Frank Stanton (1908-2006)

181 Frank Stanton

Unusual guy, Frank Stanton, who died at 98 a short time ago. Quiet. Preferred to work behind the scenes. Except when he was the public face of broadcasting when that meant something.

Stanton did a lot of good things as president of CBS, and some not so good ones. First, he was the guy who all but invented ratings. It was then and is now an inexact practice, one given to error and misinterpretation. But the only system we have, now updated and computerized and filled with charts and graphs and demographics. Stanton’s system was comparatively miniscule, and probably no more or less accurate than today’s.

The other major bad was the design and decoration of the building that once served as CBS headquarters on Sixth Avenue. Cold, unwelcoming, modern to a fault. Ugly. But, then, that’s subjective, isn’t it?

He supported loyalty oaths and sometimes blacklisting later expressing regret. A rare burst of humility for a corporate type in today’s world where admitting mistakes seems to be a capital crime.

A lot of the credit for CBS’ success goes to Chairman Paley. But Paley and Stanton were the ying and yang of a company which was unlikely to succeed had one of the two not existed.

Now for the good stuff:

He was a champion of broadcast news before there was such a thing. And he was a champion of the form when it was unpopular to be so. He gave us Ed Murrow. He established the concept of network-owned news bureaus. He and chairman Bill Paley didn’t make – or expect to make a profit from the division, even in its prime.

Stanton knew you had to spend money to make money, and that’s what he did.

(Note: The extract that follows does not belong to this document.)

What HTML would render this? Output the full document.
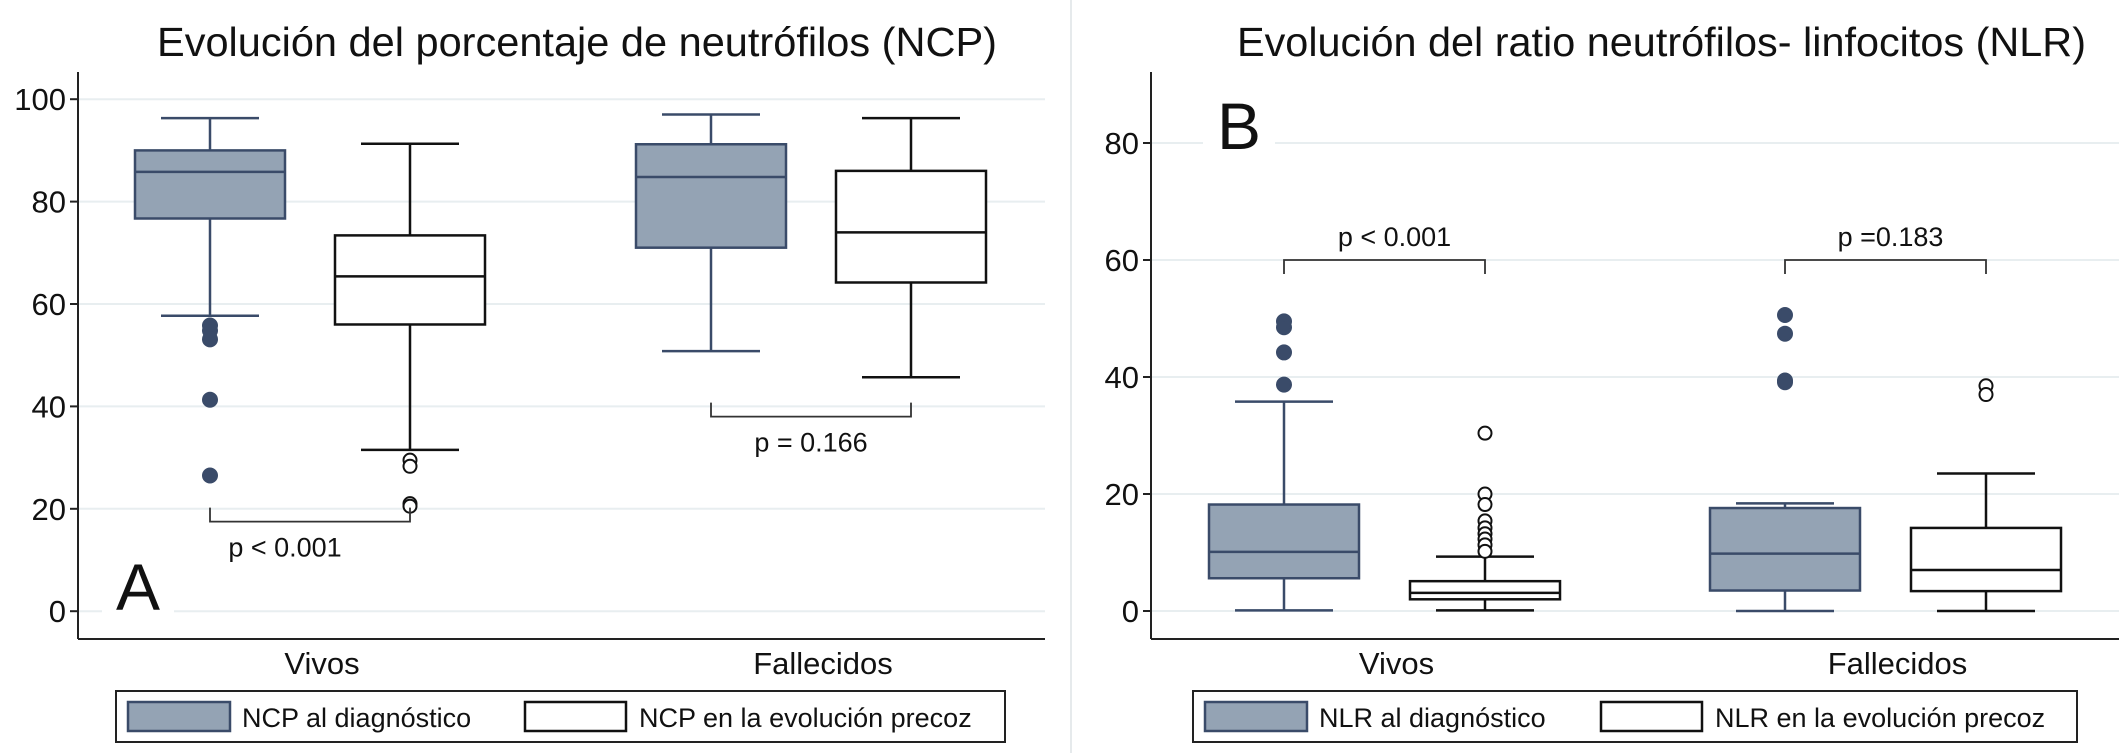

He appeared before congress when few others in his position would show their faces, let alone face down powerful members of the House and Senate to protect his company and his industry.

The standards he established and codified remain, nominally, the standards of today. But only nominally.

CBS differs in an odd way from its main competitor, NBC. CBS –even now – is a radio company with a lot of tentacles in television. NBC (when it owned radio stations and radio networks) was a TV company that did radio, starting in the post-war era.

Credit Stanton for CBS sticking to its roots closely enough to avoid the disasters it could have made when it owned Fender guitars, Steinway pianos, Hytron Electronics and the New York Yankees. All that happened on his watch, too, and little of it made any money for the company or friends for the subsidiaries. But neither did any of those subsidiaries get gutted or murdered as would happen today.

You can date the start of the broadcast deterioration today to Frank Stanton’s forced retirement in 1973. You have to wonder how he viewed what changed after he left.

I'm Wes Richards, my opinions are my own, but you're welcome to them.